Making art won't save the world, but it's good practice for it

Making art won't save the world, but it's good practice for it

A WATERFRONT WORKSHOP

 

Sarah Cameron Sunde, “36.5 / Bay of All Saints (test shots)” (2019) (photo by Guilherme Burgos and Sarah Cameron Sunde)

 

Join interdisciplinary environmental artist Sarah Cameron Sunde (NYC) for an open-ended experiment in meandering along the Mississippi River.

Time: Saturday 4:30pm-6:30pm directly after Artist Talk

Suggested Donation: $10

RSVP

Responding directly to Sam Hamilton’s exhibition at The Luminary, To Avoid Drowning, Become The Ocean, Sarah will facilitate a collective performance along the Mississippi River through a sequence of creative and environmental prompts, observations, and inquiries. Together, participants will engage the river, the city, and the more-than-human world as collaborators in a temporary work of attention.

Location & Accessibility: Meet at The Luminary to carpool to Gateway Arch National Park. We will return to The Luminary by approximately 6:30 PM. We will be parking in the Quik Park Garage.

Gateway Arch National Park is wheelchair accessible, with paved pathways and accessible restrooms available on site. If you have specific accessibility needs or accommodation requests, please contact us in advance so we can best support your participation.

Please wear comfortable walking shoes and bring water, sunscreen, a hat, or other sun protection as needed.

Sarah Cameron Sunde is a New York based interdisciplinary artist working in performance, video, conceptual and participatory public art.

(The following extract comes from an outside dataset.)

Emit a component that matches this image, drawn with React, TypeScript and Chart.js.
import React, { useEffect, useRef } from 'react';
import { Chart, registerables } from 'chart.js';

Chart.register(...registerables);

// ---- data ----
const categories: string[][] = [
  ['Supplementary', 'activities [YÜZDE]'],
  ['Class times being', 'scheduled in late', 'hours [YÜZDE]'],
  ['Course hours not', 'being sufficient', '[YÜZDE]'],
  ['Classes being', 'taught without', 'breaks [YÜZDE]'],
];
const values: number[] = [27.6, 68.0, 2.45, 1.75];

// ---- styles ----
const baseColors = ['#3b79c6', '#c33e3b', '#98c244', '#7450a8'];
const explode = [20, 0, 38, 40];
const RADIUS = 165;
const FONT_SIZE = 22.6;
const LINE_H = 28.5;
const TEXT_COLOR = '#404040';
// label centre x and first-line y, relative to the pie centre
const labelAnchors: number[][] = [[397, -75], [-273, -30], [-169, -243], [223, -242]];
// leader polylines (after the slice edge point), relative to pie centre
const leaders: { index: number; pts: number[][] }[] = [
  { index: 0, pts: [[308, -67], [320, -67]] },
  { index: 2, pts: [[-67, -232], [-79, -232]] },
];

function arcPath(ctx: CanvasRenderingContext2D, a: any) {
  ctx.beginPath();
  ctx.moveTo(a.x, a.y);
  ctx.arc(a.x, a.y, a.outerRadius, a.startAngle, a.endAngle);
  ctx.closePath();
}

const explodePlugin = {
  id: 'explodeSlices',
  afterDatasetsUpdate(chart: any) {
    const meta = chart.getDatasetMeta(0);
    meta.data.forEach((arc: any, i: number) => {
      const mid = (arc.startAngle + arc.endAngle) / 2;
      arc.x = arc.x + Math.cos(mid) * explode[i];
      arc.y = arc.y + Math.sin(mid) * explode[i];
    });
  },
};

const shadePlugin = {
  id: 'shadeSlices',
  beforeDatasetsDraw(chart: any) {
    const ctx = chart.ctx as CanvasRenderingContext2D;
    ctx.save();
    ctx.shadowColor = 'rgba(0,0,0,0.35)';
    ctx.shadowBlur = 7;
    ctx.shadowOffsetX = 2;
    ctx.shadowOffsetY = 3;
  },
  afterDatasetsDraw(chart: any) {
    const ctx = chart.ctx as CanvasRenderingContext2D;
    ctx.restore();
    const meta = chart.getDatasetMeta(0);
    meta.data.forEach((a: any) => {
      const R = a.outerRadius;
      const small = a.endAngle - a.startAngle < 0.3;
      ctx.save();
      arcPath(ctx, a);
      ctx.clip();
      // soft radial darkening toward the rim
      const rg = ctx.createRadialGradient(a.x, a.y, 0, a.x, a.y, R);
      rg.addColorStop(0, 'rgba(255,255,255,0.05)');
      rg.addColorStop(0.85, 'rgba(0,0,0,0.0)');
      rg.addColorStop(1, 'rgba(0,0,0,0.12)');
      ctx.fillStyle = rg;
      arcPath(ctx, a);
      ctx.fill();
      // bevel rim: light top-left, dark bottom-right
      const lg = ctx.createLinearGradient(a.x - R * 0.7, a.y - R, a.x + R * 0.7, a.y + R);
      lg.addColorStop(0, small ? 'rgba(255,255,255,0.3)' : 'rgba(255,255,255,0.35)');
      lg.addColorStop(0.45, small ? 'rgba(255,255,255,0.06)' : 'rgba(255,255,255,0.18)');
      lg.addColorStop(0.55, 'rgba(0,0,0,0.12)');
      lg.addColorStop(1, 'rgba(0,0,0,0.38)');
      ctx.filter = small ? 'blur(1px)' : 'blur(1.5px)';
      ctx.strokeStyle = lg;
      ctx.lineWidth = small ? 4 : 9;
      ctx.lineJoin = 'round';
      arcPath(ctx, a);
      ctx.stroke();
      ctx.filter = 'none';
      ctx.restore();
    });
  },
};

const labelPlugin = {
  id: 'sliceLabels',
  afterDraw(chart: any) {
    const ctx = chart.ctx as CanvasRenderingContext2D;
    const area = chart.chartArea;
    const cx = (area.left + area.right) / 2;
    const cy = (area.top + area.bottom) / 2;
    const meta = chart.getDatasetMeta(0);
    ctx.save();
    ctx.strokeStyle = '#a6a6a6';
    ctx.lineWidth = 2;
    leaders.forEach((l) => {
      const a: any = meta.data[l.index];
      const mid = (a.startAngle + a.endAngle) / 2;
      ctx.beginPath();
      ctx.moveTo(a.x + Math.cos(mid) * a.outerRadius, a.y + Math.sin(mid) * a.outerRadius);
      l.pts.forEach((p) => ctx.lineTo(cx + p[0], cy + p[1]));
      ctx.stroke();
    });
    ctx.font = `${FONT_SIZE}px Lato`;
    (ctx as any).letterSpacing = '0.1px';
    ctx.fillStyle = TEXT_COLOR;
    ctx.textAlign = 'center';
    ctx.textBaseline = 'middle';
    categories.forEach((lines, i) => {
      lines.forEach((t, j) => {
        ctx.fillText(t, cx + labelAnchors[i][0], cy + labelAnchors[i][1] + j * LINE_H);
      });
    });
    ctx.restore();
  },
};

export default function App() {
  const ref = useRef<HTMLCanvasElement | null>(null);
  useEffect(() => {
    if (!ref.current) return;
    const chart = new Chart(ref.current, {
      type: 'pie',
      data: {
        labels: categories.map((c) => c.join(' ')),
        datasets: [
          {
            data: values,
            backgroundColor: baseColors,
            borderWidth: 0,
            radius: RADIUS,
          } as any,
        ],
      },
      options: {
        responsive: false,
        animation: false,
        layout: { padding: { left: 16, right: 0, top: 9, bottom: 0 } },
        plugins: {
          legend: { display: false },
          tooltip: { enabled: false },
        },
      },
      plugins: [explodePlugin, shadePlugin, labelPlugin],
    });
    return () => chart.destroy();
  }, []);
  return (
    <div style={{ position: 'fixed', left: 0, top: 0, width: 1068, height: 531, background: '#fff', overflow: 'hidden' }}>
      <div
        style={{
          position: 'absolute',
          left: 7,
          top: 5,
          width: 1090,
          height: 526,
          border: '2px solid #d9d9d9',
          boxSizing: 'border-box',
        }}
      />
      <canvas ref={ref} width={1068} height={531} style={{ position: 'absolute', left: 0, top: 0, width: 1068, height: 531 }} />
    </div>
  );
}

She investigates scale and duration in relation to embodiment, environmental crisis and deep time. Her work is part of an emerging field of art that is made on, in and with bodies of water in response to ecological change. It has been presented across the U.S. and on six continents. Sunde is a co-founder of Works on Water, a cultural leader with the World Economic Forum, and recipient of a 2021 Guggenheim Fellowship.